In performing my job as required of me this week, I was needed to take two of my charges to their grandfather’s funeral and burial. My boss was away for work in Mexico all week, and this left me to do the honors. The kids’ grandfather who passed was their deceased mother’s father. We knew on Tuesday morning that the funeral services would occur on Thursday, during school.
All week, my 13yo charge has been acting out in ways that show his fear of abandonment, death, and loneliness. There was the time that he panicked upstairs, calling “hello” in a strained voice, thinking he had been left unexpectedly alone, when in reality, I was downstairs folding laundry for 10 minutes. Then there was the time when, driving him home from school, he told me he knew the world was going to end tomorrow, due to those experiments that are going on in Sweden with colliding atoms. He’d learned about it in science class that day, and how the scientists are trying to recreate a “Big Bang” theory. I told him that I doubted that this was going to be a reality, and that I believe when God decides to end the world, it will be at a very unexpected time. I then went on to say that if the world ends tomorrow, I’m ready to go to heaven… and asked him if he in turn was ready. He looked at me with fear in his eyes, and said no, that he had too much to do here first. I asked him to explain, and he said he hasn’t gotten a chance to play golf with Tiger Woods yet. I tried to reassure him that I’m pretty sure he and Tiger can play a round up in heaven, if for some reason he doesn’t get a chance to play here… and tried to laugh about it with him, but he couldn’t see the joke.

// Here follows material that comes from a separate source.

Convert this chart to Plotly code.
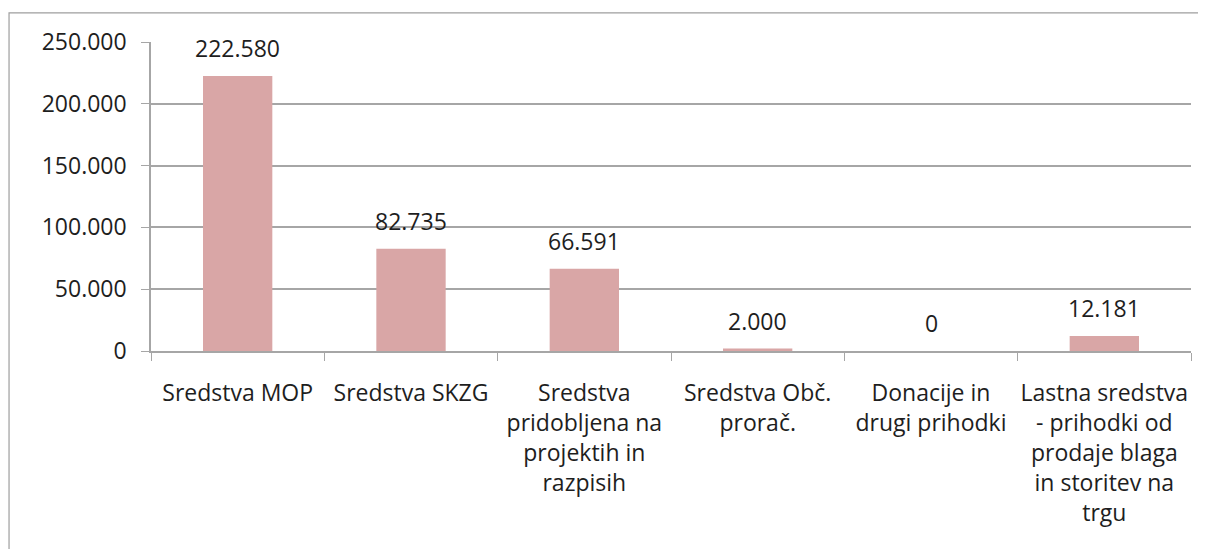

He had his worst show of fear yesterday during the actual funeral, though. It was an open casket service, and since his mother’s service was closed casket, this was the first time he had ever come face-to-face with an embalmed deceased person before. He walked into the room, not knowing what to find, and when he saw his grandfather lying there, he froze, then backed up quickly, turned around, and with the whitest face I’ve ever seen looked at me with the widest scared eyes ever, and I saw the kid inside him start to fade away before my eyes. It was one of the saddest moments I’ll ever know. Later, in the truck, while we were driving in the procession, his older sister was crying her heart out in the back seat, and he looked at me solemnly, and said that even though he wasn’t crying on the outside, that he was on the inside, and that it hurt really badly.
I can’t begin to put into words how it feels to see a child you care for have their last few pieces of innocence ripped from them before your eyes. It has got to be one of the most heart-wrenching moments I will ever experience, and it’s not one that I would like to have again any time soon.